What about "θα ήταν"= "It would be"?


----------



## Spectre scolaire

anthodocheio said:
			
		

> What about "θα ήταν"= "It would be"?


It can mean both (depending on context) – like θα έκανε – and the reason is that none of these verbs are provided with a specific aorist form.

One might call θα + aorist _inferential_: θα έφυγε, "he/she must have left [but I don't know for sure]".


----------



## modus.irrealis

anthodocheio said:


> What about "θα ήταν"= "It would be"?


But ήταν isn't in the aorist, is it?
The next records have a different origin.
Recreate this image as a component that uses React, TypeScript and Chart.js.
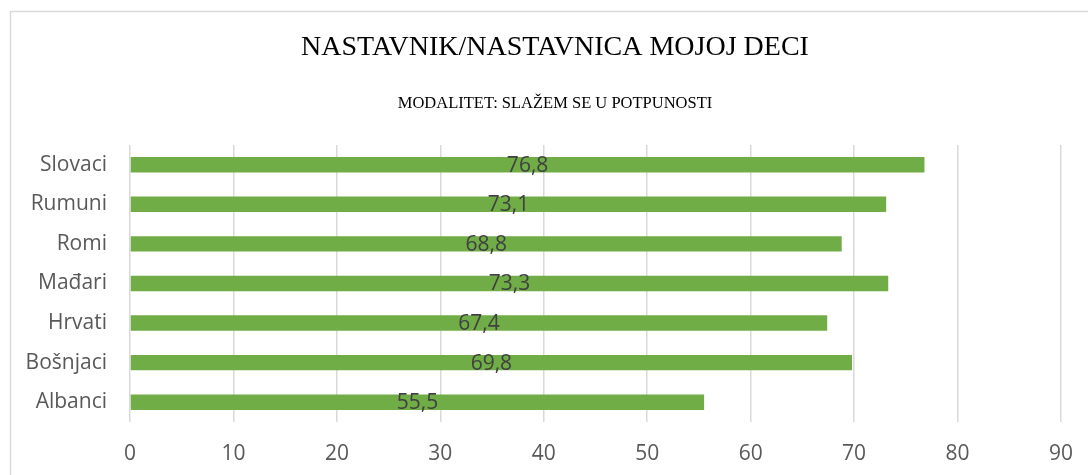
import React, { useEffect, useRef } from "react";
import { Chart, registerables } from "chart.js";

Chart.register(...registerables);

const categories = ["Slovaci", "Rumuni", "Romi", "Mađari", "Hrvati", "Bošnjaci", "Albanci"];
const values = [76.8, 73.1, 68.8, 73.3, 67.4, 69.8, 55.5];
const titleText = "NASTAVNIK/NASTAVNICA MOJOJ DECI";
const subtitleText = "MODALITET: SLAŽEM SE U POTPUNOSTI";
const axisMin = 0;
const axisMax = 90;
const axisStep = 10;

const framePlugin = {
  id: "frame",
  afterLayout(chart: any) {
    // let the category labels extend into the left padding without being clipped
    const y = chart.scales.y;
    if (y) y.left = 0;
  },
  beforeDraw(chart: any) {
    const ctx = chart.ctx;
    ctx.save();
    ctx.fillStyle = "#ffffff";
    ctx.fillRect(0, 0, chart.width, chart.height);
    ctx.strokeStyle = "#d9d9d9";
    ctx.lineWidth = 1.5;
    ctx.strokeRect(10.5, 11.5, chart.width - 21, chart.height + 20);
    ctx.restore();
  },
};

const labelPlugin = {
  id: "barLabels",
  afterDatasetsDraw(chart: any) {
    const ctx = chart.ctx;
    const meta = chart.getDatasetMeta(0);
    const data = chart.data.datasets[0].data as number[];
    ctx.save();
    ctx.font = "21px 'Open Sans'";
    ctx.fillStyle = "#404040";
    ctx.textAlign = "center";
    ctx.textBaseline = "middle";
    meta.data.forEach((bar: any, i: number) => {
      const x = (bar.base + bar.x) / 2;
      const y = bar.y + 1;
      ctx.fillText(data[i].toFixed(1).replace(".", ","), x, y);
    });
    ctx.restore();
  },
};

export default function App() {
  const ref = useRef<HTMLCanvasElement | null>(null);
  useEffect(() => {
    if (!ref.current) return;
    const chart = new Chart(ref.current, {
      type: "bar",
      data: {
        labels: categories,
        datasets: [
          {
            data: values,
            backgroundColor: "#70ad47",
            categoryPercentage: 1,
            barPercentage: 0.39,
          },
        ],
      },
      options: {
        indexAxis: "y",
        responsive: false,
        animation: false,
        layout: { padding: { left: 49, right: 49, top: 0, bottom: 9 } },
        plugins: {
          legend: { display: false },
          tooltip: { enabled: false },
          title: {
            display: true,
            text: titleText,
            color: "#000000",
            font: { family: "'Liberation Serif', 'Times New Roman', serif", size: 28, weight: "normal" },
            padding: { top: 31, bottom: 0 },
          },
          subtitle: {
            display: true,
            text: subtitleText,
            color: "#000000",
            font: { family: "'Liberation Serif', 'Times New Roman', serif", size: 16.5, weight: "normal" },
            padding: { top: 29.5, bottom: 31 },
          },
        },
        scales: {
          x: {
            min: axisMin,
            max: axisMax,
            ticks: {
              stepSize: axisStep,
              color: "#595959",
              font: { family: "'Open Sans'", size: 21 },
              padding: 19,
            },
            grid: { color: "#d9d9d9", lineWidth: 1.5, drawTicks: false },
            border: { display: false },
            afterFit(scale: any) {
              scale.height = 44;
            },
          },
          y: {
            ticks: {
              color: "#595959",
              font: { family: "'Open Sans'", size: 21 },
              padding: 23,
            },
            grid: { display: false, drawTicks: false },
            border: { display: false },
            afterFit(scale: any) {
              scale.width = 81;
            },
          },
        },
      },
      plugins: [framePlugin, labelPlugin],
    });
    return () => chart.destroy();
  }, []);

  return (
    <div
      style={{
        position: "fixed",
        left: 0,
        top: 0,
        width: 1088,
        height: 475,
        overflow: "hidden",
        background: "#ffffff",
      }}
    >
      <canvas ref={ref} width={1110} height={475} style={{ width: 1110, height: 475, display: "block" }} />
    </div>
  );
}
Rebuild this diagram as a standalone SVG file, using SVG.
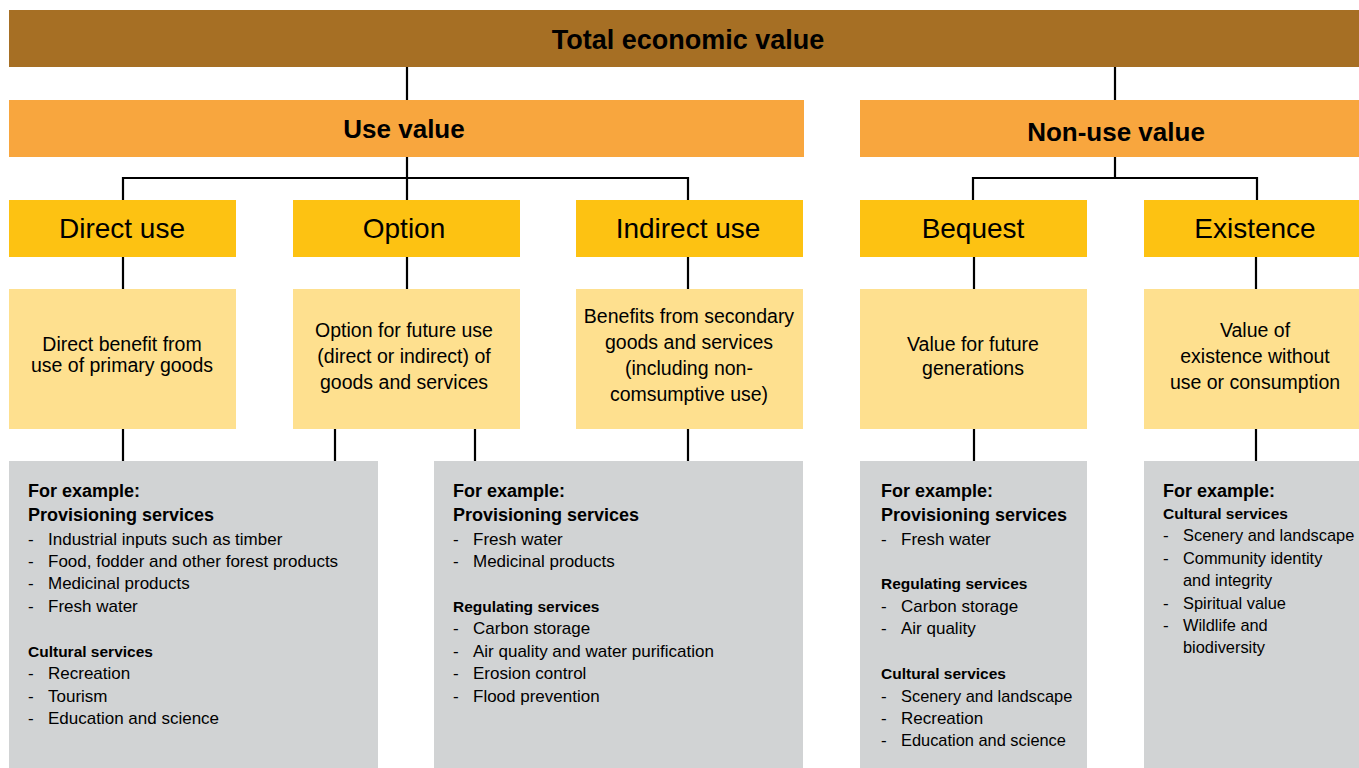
<svg xmlns="http://www.w3.org/2000/svg" width="1359" height="768" viewBox="0 0 1359 768">
<style>
text{font-family:"Liberation Sans",Arial,sans-serif;fill:#000}
.b1{fill:#A66F24}.b2{fill:#F8A63E}.b3{fill:#FDC212}.dsc{fill:#FEE08F}.gr{fill:#D1D3D4}
.tt{font-size:27px;font-weight:bold;text-anchor:middle}
.t2{font-size:26px;font-weight:bold;text-anchor:middle}
.t3{font-size:28px;text-anchor:middle}
.d{font-size:19.5px;text-anchor:middle}
.h{font-size:18px;font-weight:bold}
.s{font-size:15.5px;font-weight:bold}
.i{font-size:17px}
.i2{font-size:16.4px}
.con{stroke:#000;stroke-width:2.2;fill:none;stroke-linejoin:miter}
</style>
<rect width="1359" height="768" fill="#fff"/>
<g id="connectors" class="con">
<path d="M407 67V100M1115 67V100"/>
<path d="M407 157V200M123 200V178H688V200"/>
<path d="M1115 157V178M973 200V178H1257V200"/>
<path d="M123 257V289M407 257V289M688 257V289M974 257V289M1256 257V289"/>
<path d="M123 429V461M335 429V461M475 429V461M688 429V461M974 429V461M1256 429V461"/>
</g>
<g id="total"><rect class="b1" x="9" y="10" width="1350" height="57"/><text class="tt" x="688" y="49">Total economic value</text></g>
<g id="use-value"><rect class="b2" x="9" y="100" width="795" height="57"/><text class="t2" x="404" y="138">Use value</text></g>
<g id="non-use-value"><rect class="b2" x="860" y="100" width="499" height="57"/><text class="t2" x="1116" y="141">Non-use value</text></g>
<g id="direct-use"><rect class="b3" x="9" y="200" width="227" height="57"/><text class="t3" x="122" y="238">Direct use</text></g>
<g id="option"><rect class="b3" x="293" y="200" width="227" height="57"/><text class="t3" x="404" y="238">Option</text></g>
<g id="indirect-use"><rect class="b3" x="576" y="200" width="227" height="57"/><text class="t3" x="688" y="238">Indirect use</text></g>
<g id="bequest"><rect class="b3" x="860" y="200" width="227" height="57"/><text class="t3" x="973" y="238">Bequest</text></g>
<g id="existence"><rect class="b3" x="1144" y="200" width="215" height="57"/><text class="t3" x="1255" y="238">Existence</text></g>
<g id="direct-desc"><rect class="dsc" x="9" y="289" width="227" height="140"/><text class="d" x="122" y="351">Direct benefit from</text><text class="d" x="122" y="372">use of primary goods</text></g>
<g id="option-desc"><rect class="dsc" x="293" y="289" width="227" height="140"/><text class="d" x="404" y="337">Option for future use</text><text class="d" x="404" y="363">(direct or indirect) of</text><text class="d" x="404" y="389">goods and services</text></g>
<g id="indirect-desc"><rect class="dsc" x="576" y="289" width="227" height="140"/><text class="d" x="689" y="323">Benefits from secondary</text><text class="d" x="689" y="349">goods and services</text><text class="d" x="689" y="375">(including non-</text><text class="d" x="689" y="401">comsumptive use)</text></g>
<g id="bequest-desc"><rect class="dsc" x="860" y="289" width="227" height="140"/><text class="d" x="973" y="351">Value for future</text><text class="d" x="973" y="375">generations</text></g>
<g id="existence-desc"><rect class="dsc" x="1144" y="289" width="215" height="140"/><text class="d" x="1255" y="337">Value of</text><text class="d" x="1255" y="363">existence without</text><text class="d" x="1255" y="389">use or consumption</text></g>
<g id="examples-use"><rect class="gr" x="9" y="461" width="369" height="307"/>
<text class="h" x="28" y="497">For example:</text><text class="h" x="28" y="521">Provisioning services</text>
<text class="i" x="28" y="545">-</text><text class="i" x="48" y="545">Industrial inputs such as timber</text>
<text class="i" x="28" y="567">-</text><text class="i" x="48" y="567">Food, fodder and other forest products</text>
<text class="i" x="28" y="589">-</text><text class="i" x="48" y="589">Medicinal products</text>
<text class="i" x="28" y="612">-</text><text class="i" x="48" y="612">Fresh water</text>
<text class="s" x="28" y="657">Cultural services</text>
<text class="i" x="28" y="679">-</text><text class="i" x="48" y="679">Recreation</text>
<text class="i" x="28" y="702">-</text><text class="i" x="48" y="702">Tourism</text>
<text class="i" x="28" y="724">-</text><text class="i" x="48" y="724">Education and science</text>
</g>
<g id="examples-indirect"><rect class="gr" x="434" y="461" width="369" height="307"/>
<text class="h" x="453" y="497">For example:</text><text class="h" x="453" y="521">Provisioning services</text>
<text class="i" x="453" y="545">-</text><text class="i" x="473" y="545">Fresh water</text>
<text class="i" x="453" y="567">-</text><text class="i" x="473" y="567">Medicinal products</text>
<text class="s" x="453" y="612">Regulating services</text>
<text class="i" x="453" y="634">-</text><text class="i" x="473" y="634">Carbon storage</text>
<text class="i" x="453" y="657">-</text><text class="i" x="473" y="657">Air quality and water purification</text>
<text class="i" x="453" y="679">-</text><text class="i" x="473" y="679">Erosion control</text>
<text class="i" x="453" y="702">-</text><text class="i" x="473" y="702">Flood prevention</text>
</g>
<g id="examples-bequest"><rect class="gr" x="860" y="461" width="227" height="307"/>
<text class="h" x="881" y="497">For example:</text><text class="h" x="881" y="521">Provisioning services</text>
<text class="i" x="881" y="545">-</text><text class="i" x="901" y="545">Fresh water</text>
<text class="s" x="881" y="589">Regulating services</text>
<text class="i" x="881" y="612">-</text><text class="i" x="901" y="612">Carbon storage</text>
<text class="i" x="881" y="634">-</text><text class="i" x="901" y="634">Air quality</text>
<text class="s" x="881" y="679">Cultural services</text>
<text class="i" x="881" y="702">-</text><text class="i2" x="901" y="702">Scenery and landscape</text>
<text class="i" x="881" y="724">-</text><text class="i" x="901" y="724">Recreation</text>
<text class="i" x="881" y="746">-</text><text class="i2" x="901" y="746">Education and science</text>
</g>
<g id="examples-existence"><rect class="gr" x="1144" y="461" width="215" height="307"/>
<text class="h" x="1163" y="497">For example:</text>
<text class="s" x="1163" y="519">Cultural services</text>
<text class="i" x="1163" y="541">-</text><text class="i2" x="1183" y="541">Scenery and landscape</text>
<text class="i" x="1163" y="564">-</text><text class="i2" x="1183" y="564">Community identity</text>
<text class="i2" x="1183" y="586">and integrity</text>
<text class="i" x="1163" y="609">-</text><text class="i2" x="1183" y="609">Spiritual value</text>
<text class="i" x="1163" y="631">-</text><text class="i2" x="1183" y="631">Wildlife and</text>
<text class="i2" x="1183" y="653">biodiversity</text>
</g>
</svg>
It's an imperfect.


Spectre scolaire said:


> It can mean both (depending on context) – like θα έκανε – and the reason is that none of these verbs are provided with a specific aorist form.



I think κάνω and είμαι are different, in that the latter has no aorist forms at all (and you have to use another verb like γίνομαι or υπάρχω), while the former has aorist forms that just happen to be identical to the present and imperfect (unless someone says έκαμα or something like that).



> One might call





> θα + aorist _inferential_: θα έφυγε, "he/she must have left [but I don't know for sure]".


Yes, inferential is the perfect term for it.


----------



## anthodocheio

It seems that when one studies a language know better things like that!
(I never thought -since I finished school- that "ήταν" is not Αόριστος)


----------



## Spectre scolaire

modus.irrealis said:
			
		

> I think κάνω and είμαι are different, in that the latter has no aorist forms at all (and you have to use another verb like γίνομαι or υπάρχω), while the former has aorist forms that just happen to be identical to the present and imperfect (unless someone says έκαμα or something like that).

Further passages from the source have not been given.